The Sunday Times 03 June 2018
In November 1626, Peter Minuit, representing the Dutch West India Company, purchased the island of Manhattan from the native Americans for some beads, cloth, and trinkets worth about 60 Dutch guilders, which was estimated as the equivalent of $24 at the time.
When people hear this story they say the Dutch swindled the local native community, paying them a pittance for what is now the epicentre of world finance, the richest and most famous of the boroughs that comprise New York City.
But was it really such a bad deal?
When we consider money we tend to think of it in nominal terms – the euros and cents in our bank accounts. But what if the native Americans invested the money and earned a reasonable return; what would it be worth today?
There’s a simple rule in maths called the rule of 72 which computes how long it takes for a sum of money to double. So you divide 72 by the rate of return, and the answer is how long it takes for it to double. So at a 7.2% p.a. rate of return, the sum doubles every ten years (72 divided by 7.2).
So in 1636, the native Americans would have $48 at this rate of return; $96 in 1646 and so on. Every century then, you get roughly 10 doubles, or 1000 times the sum i.e. add three zeros (it’s actually 1024, but the maths is easier if we simplify).
So in 1726 they would have had $24,000. In 1826, $24m. In 1926, $24bn. And in 2026, it would be $24 trillion. We haven’t reached 2026 yet, so if we take one double away, its 2016 equivalent would be $12 trillion.
The total net worth of the entire United States is estimated at $123 trillion according to Wikipedia. I don’t know what Manhattan is worth, but it’s unlikely that 20 square km of America accounts for one tenth of the total country’s wealth. So maybe the native Americans didn’t get such a bad deal after all.
The long term return on the US stock market has been c. 10% p.a. going back to 1900 according to several reputable sources. Maybe future returns will be lower, who knows. The rate of return we can quibble about, but the central point here is that compounding is one of the most important ideas to be fanatical about.
One person who discovered the importance of this at a very early age and was completely obsessed by it was Warren Buffett. At age 11 he said he wanted to be a millionaire by the age of 30. And that he did achieve.
Buffett today is worth an estimated $81bn. According to Morgan Housel, a staggering $80.7 billion of this was accumulated after his 50th birthday (he is now 87 years old)

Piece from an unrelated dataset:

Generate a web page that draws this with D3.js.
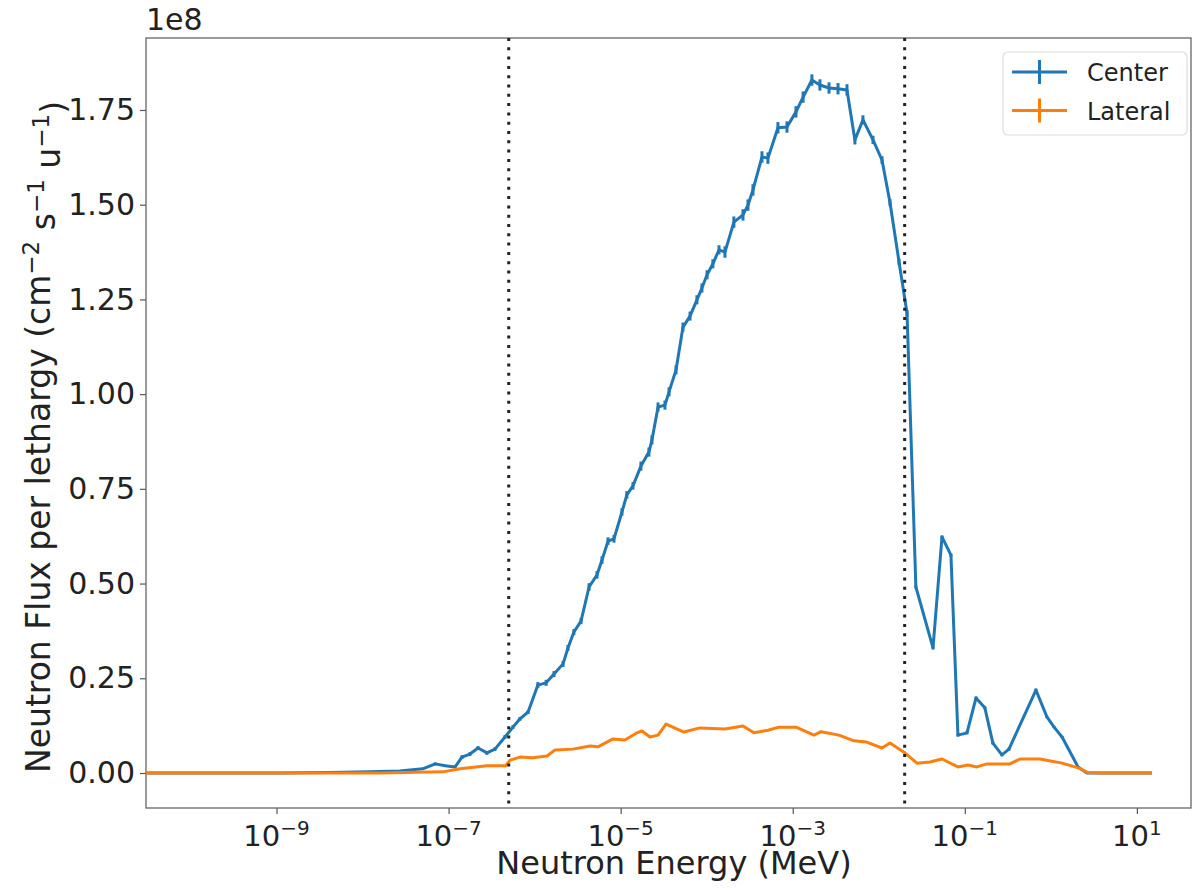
<!DOCTYPE html>
<html>
<head>
<meta charset="utf-8">
<script src="https://cdn.jsdelivr.net/npm/d3@7"></script>
<style>
  body { margin: 0; background: #fff; }
  text { font-family: "DejaVu Sans", sans-serif; fill: #222; }
</style>
</head>
<body>
<div id="chart"></div>
<script>
// frame size
const FRAME_WIDTH = 1200;
const FRAME_HEIGHT = 892;
const MARGINS = {left: 146, right: 9, top: 38, bottom: 84};

// data (flux in units of 1e8)
const energyCenter = [3.0e-11, 2.2e-10, 1.1e-9, 4.2e-9, 1.2e-8, 2.7e-8, 5.0e-8, 7.0e-8, 9.1e-8, 1.19e-7,
  1.43e-7, 1.77e-7, 2.2e-7, 2.79e-7, 3.46e-7, 4.52e-7, 5.6e-7, 6.76e-7, 8.4e-7, 1.09e-6,
  1.36e-6, 1.68e-6, 2.14e-6, 2.44e-6, 2.86e-6, 3.46e-6, 4.29e-6, 5.31e-6, 6.07e-6, 7.13e-6,
  8.36e-6, 1.035e-5, 1.18e-5, 1.39e-5, 1.72e-5, 2.13e-5, 2.31e-5, 2.72e-5, 3.27e-5, 3.65e-5,
  4.4e-5, 5.3e-5, 6.4e-5, 7.7e-5, 8.8e-5, 1.01e-4, 1.18e-4, 1.39e-4, 1.63e-4, 2.07e-4,
  2.64e-4, 3.02e-4, 3.45e-4, 4.39e-4, 5.15e-4, 6.73e-4, 8.57e-4, 1.09e-3, 1.32e-3, 1.67e-3,
  2.07e-3, 2.64e-3, 3.36e-3, 4.27e-3, 5.28e-3, 6.55e-3, 8.57e-3, 1.09e-2, 1.35e-2, 1.72e-2,
  2.13e-2, 2.70e-2, 4.27e-2, 5.43e-2, 6.90e-2, 8.32e-2, 1.06e-1, 1.35e-1, 1.71e-1, 2.12e-1,
  2.70e-1, 3.26e-1, 6.71e-1, 9.0e-1, 1.09, 1.35, 2.07, 2.63, 4.86, 15];
const fluxCenter = [0, 0, 0, 0.001, 0.003, 0.005, 0.011, 0.024, 0.019, 0.016,
  0.042, 0.050, 0.066, 0.053, 0.063, 0.095, 0.121, 0.143, 0.161, 0.232,
  0.238, 0.261, 0.288, 0.330, 0.372, 0.401, 0.491, 0.523, 0.562, 0.612,
  0.618, 0.689, 0.734, 0.758, 0.810, 0.847, 0.879, 0.966, 0.971, 1.006,
  1.064, 1.177, 1.206, 1.249, 1.280, 1.315, 1.344, 1.381, 1.375, 1.454,
  1.473, 1.499, 1.539, 1.626, 1.623, 1.703, 1.705, 1.745, 1.784, 1.829,
  1.816, 1.808, 1.806, 1.803, 1.671, 1.724, 1.671, 1.618, 1.506, 1.349,
  1.214, 0.491, 0.330, 0.623, 0.575, 0.100, 0.106, 0.198, 0.172, 0.079,
  0.048, 0.063, 0.219, 0.148, 0.121, 0.095, 0.016, 0, 0, 0];
const errCenter = [0, 0, 0, 0, 0, 0, 0.002, 0.004, 0.003, 0.003,
  0.005, 0.005, 0.005, 0.005, 0.005, 0.005, 0.005, 0.005, 0.005, 0.008,
  0.008, 0.008, 0.008, 0.008, 0.008, 0.008, 0.010, 0.010, 0.010, 0.010,
  0.010, 0.010, 0.010, 0.010, 0.012, 0.012, 0.012, 0.012, 0.012, 0.012,
  0.012, 0.012, 0.012, 0.012, 0.012, 0.012, 0.012, 0.012, 0.015, 0.015,
  0.015, 0.015, 0.015, 0.015, 0.015, 0.015, 0.015, 0.015, 0.015, 0.015,
  0.015, 0.015, 0.015, 0.015, 0.012, 0.012, 0.011, 0.010, 0.009, 0.008,
  0.008, 0.004, 0.004, 0.004, 0.004, 0.004, 0.004, 0.004, 0.004, 0.004,
  0.004, 0.004, 0.004, 0.003, 0.003, 0.003, 0.002, 0, 0, 0];

const energyLateral = [3.0e-11, 1.87e-9, 1.6e-8, 8.6e-8, 1.36e-7, 2.79e-7, 4.6e-7, 5.2e-7, 6.76e-7, 9.57e-7,
  1.39e-6, 1.73e-6, 2.79e-6, 4.4e-6, 5.44e-6, 8.15e-6, 1.12e-5, 1.55e-5, 1.77e-5, 2.19e-5,
  2.72e-5, 3.37e-5, 5.44e-5, 8.36e-5, 1.63e-4, 2.64e-4, 3.55e-4, 5.15e-4, 6.92e-4, 1.09e-3,
  1.77e-3, 2.13e-3, 3.44e-3, 5.15e-3, 7.1e-3, 1.09e-2, 1.35e-2, 1.96e-2, 2.78e-2, 3.94e-2,
  5.43e-2, 8.32e-2, 1.09e-1, 1.38e-1, 1.81e-1, 3.35e-1, 4.38e-1, 7.48e-1, 1.35, 2.12,
  2.70, 3.72, 15];
const fluxLateral = [0, 0, 0, 0.003, 0.011, 0.019, 0.019, 0.034, 0.042, 0.040,
  0.045, 0.061, 0.063, 0.071, 0.069, 0.090, 0.087, 0.106, 0.111, 0.095,
  0.100, 0.129, 0.108, 0.119, 0.116, 0.124, 0.106, 0.113, 0.121, 0.121,
  0.100, 0.109, 0.100, 0.085, 0.082, 0.066, 0.079, 0.055, 0.026, 0.029,
  0.037, 0.016, 0.021, 0.016, 0.024, 0.024, 0.037, 0.037, 0.026, 0.013,
  0.001, 0, 0];
const errLateral = [0, 0, 0, 0.001, 0.001, 0.001, 0.001, 0.001, 0.001, 0.001,
  0.002, 0.002, 0.002, 0.002, 0.002, 0.002, 0.002, 0.002, 0.002, 0.002,
  0.002, 0.002, 0.002, 0.002, 0.002, 0.002, 0.002, 0.002, 0.002, 0.002,
  0.002, 0.002, 0.002, 0.002, 0.002, 0.002, 0.002, 0.002, 0.001, 0.001,
  0.001, 0.001, 0.001, 0.001, 0.001, 0.001, 0.001, 0.001, 0.001, 0.001,
  0, 0, 0];

const seriesNames = ["Center", "Lateral"];
const seriesColors = ["#1f77b4", "#ff7f0e"];
const cutoffEnergies = [5e-7, 2e-2];
const xTickValues = [1e-9, 1e-7, 1e-5, 1e-3, 1e-1, 1e1];
const xTickExponents = ["\u22129", "\u22127", "\u22125", "\u22123", "\u22121", "1"];
const yTickValues = [0, 0.25, 0.5, 0.75, 1.0, 1.25, 1.5, 1.75];

const W = FRAME_WIDTH - MARGINS.left - MARGINS.right;
const H = FRAME_HEIGHT - MARGINS.top - MARGINS.bottom;

const svg = d3.select("#chart")
  .append("svg")
  .attr("width", FRAME_WIDTH)
  .attr("height", FRAME_HEIGHT);

const xScale = d3.scaleLog()
  .domain([Math.pow(10, -10.517), Math.pow(10, 1.629)])
  .range([MARGINS.left, MARGINS.left + W]);

const yScale = d3.scaleLinear()
  .domain([-0.0924, 1.940])
  .range([MARGINS.top + H, MARGINS.top]);

svg.append("clipPath").attr("id", "plotclip")
  .append("rect")
  .attr("x", MARGINS.left).attr("y", MARGINS.top)
  .attr("width", W).attr("height", H);

// axes
const xAxis = d3.axisBottom(xScale).tickValues(xTickValues).tickSize(6).tickFormat("");
const gx = svg.append("g")
  .attr("transform", "translate(0," + (MARGINS.top + H) + ")")
  .call(xAxis);
gx.select(".domain").remove();
gx.selectAll(".tick line").attr("stroke", "#555").attr("stroke-width", 1.2);

xTickValues.forEach(function(v, i) {
  const t = svg.append("text")
    .attr("x", xScale(v))
    .attr("y", MARGINS.top + H + 38)
    .attr("text-anchor", "middle")
    .style("font-size", "29px");
  t.append("tspan").text("10");
  t.append("tspan")
    .attr("dy", "-0.55em")
    .style("font-size", "20px")
    .text(xTickExponents[i]);
});

const yAxis = d3.axisLeft(yScale).tickValues(yTickValues).tickSize(6).tickPadding(5)
  .tickFormat(d3.format(".2f"));
const gy = svg.append("g")
  .attr("transform", "translate(" + MARGINS.left + ",0)")
  .call(yAxis);
gy.select(".domain").remove();
gy.selectAll(".tick line").attr("stroke", "#555").attr("stroke-width", 1.2);
gy.selectAll(".tick text")
  .style("font-family", "DejaVu Sans")
  .style("font-size", "30px")
  .attr("fill", "#222");

// frame
svg.append("rect")
  .attr("x", MARGINS.left).attr("y", MARGINS.top)
  .attr("width", W).attr("height", H)
  .attr("fill", "none")
  .attr("stroke", "#666")
  .attr("stroke-width", 1.3);

// offset label
svg.append("text")
  .attr("x", MARGINS.left)
  .attr("y", 30)
  .style("font-size", "30px")
  .text("1e8");

// axis labels
svg.append("text")
  .attr("x", 674)
  .attr("y", 874)
  .attr("text-anchor", "middle")
  .style("font-size", "32px")
  .text("Neutron Energy (MeV)");

const yl = svg.append("text")
  .attr("transform", "translate(50,437) rotate(-90)")
  .attr("text-anchor", "middle")
  .style("font-size", "33px");
yl.append("tspan").text("Neutron Flux per lethargy (cm");
yl.append("tspan").attr("dy", "-0.5em").style("font-size", "23px").text("\u22122");
yl.append("tspan").attr("dy", "0.5em").text(" s");
yl.append("tspan").attr("dy", "-0.5em").style("font-size", "23px").text("\u22121");
yl.append("tspan").attr("dy", "0.5em").text(" u");
yl.append("tspan").attr("dy", "-0.5em").style("font-size", "23px").text("\u22121");
yl.append("tspan").attr("dy", "0.5em").text(")");

// series
const series = [
  {name: seriesNames[0], color: seriesColors[0], data: energyCenter.map((e, i) => ({e: e, f: fluxCenter[i], s: errCenter[i]}))},
  {name: seriesNames[1], color: seriesColors[1], data: energyLateral.map((e, i) => ({e: e, f: fluxLateral[i], s: errLateral[i]}))}
];

const line = d3.line()
  .x(d => xScale(d.e))
  .y(d => yScale(d.f));

const plot = svg.append("g").attr("clip-path", "url(#plotclip)");

series.forEach(function(s) {
  plot.append("path")
    .datum(s.data)
    .attr("d", line)
    .attr("fill", "none")
    .attr("stroke", s.color)
    .attr("stroke-width", 3)
    .attr("stroke-linejoin", "round");

  plot.selectAll(null)
    .data(s.data.filter(d => d.s > 0))
    .enter()
    .append("line")
      .attr("x1", d => xScale(d.e))
      .attr("x2", d => xScale(d.e))
      .attr("y1", d => yScale(d.f - d.s))
      .attr("y2", d => yScale(d.f + d.s))
      .attr("stroke", s.color)
      .attr("stroke-width", 3);
});

// cutoff lines
plot.selectAll(".cutoff")
  .data(cutoffEnergies)
  .enter()
  .append("line")
    .attr("class", "cutoff")
    .attr("x1", d => xScale(d))
    .attr("x2", d => xScale(d))
    .attr("y1", MARGINS.top)
    .attr("y2", MARGINS.top + H)
    .attr("stroke", "#222")
    .attr("stroke-width", 3)
    .attr("stroke-dasharray", "3,6.3");

// legend
const legend = svg.append("g");
legend.append("rect")
  .attr("x", 1003).attr("y", 52)
  .attr("width", 184).attr("height", 83)
  .attr("rx", 5)
  .attr("fill", "#fff")
  .attr("fill-opacity", 0.8)
  .attr("stroke", "#ddd")
  .attr("stroke-width", 1.2);

series.forEach(function(s, i) {
  const ly = 72 + i * 38.5;
  legend.append("line")
    .attr("x1", 1012).attr("x2", 1067)
    .attr("y1", ly).attr("y2", ly)
    .attr("stroke", s.color).attr("stroke-width", 3);
  legend.append("line")
    .attr("x1", 1039.5).attr("x2", 1039.5)
    .attr("y1", ly - 12).attr("y2", ly + 12)
    .attr("stroke", s.color).attr("stroke-width", 3);
  legend.append("text")
    .attr("x", 1087)
    .attr("y", ly + 9)
    .style("font-size", "24px")
    .text(s.name);
});
</script>
</body>
</html>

In a thought experiment, Housel wonders what if Buffett got serious about investing when he was age 22 – just out of college – instead of age 11? Assuming his net worth at age 30 was still in the impressive 90th percentile he would have been worth about $24,000 at age 30, after adjusting to reflect 1960s era inflation.
If, at age 30, Buffett was worth $24,000 instead of the $1 million he actually accumulated, and went on to earn the same returns, he would be worth $1.9 billion today; 98% lower than his actual net worth.
The punchline is that 97.6% of Buffett’s net worth can be directly tied to the base he built in his teens and 20s. As Housel says, “without the capital base he built before he could grow a beard, you’d probably never have heard of him.”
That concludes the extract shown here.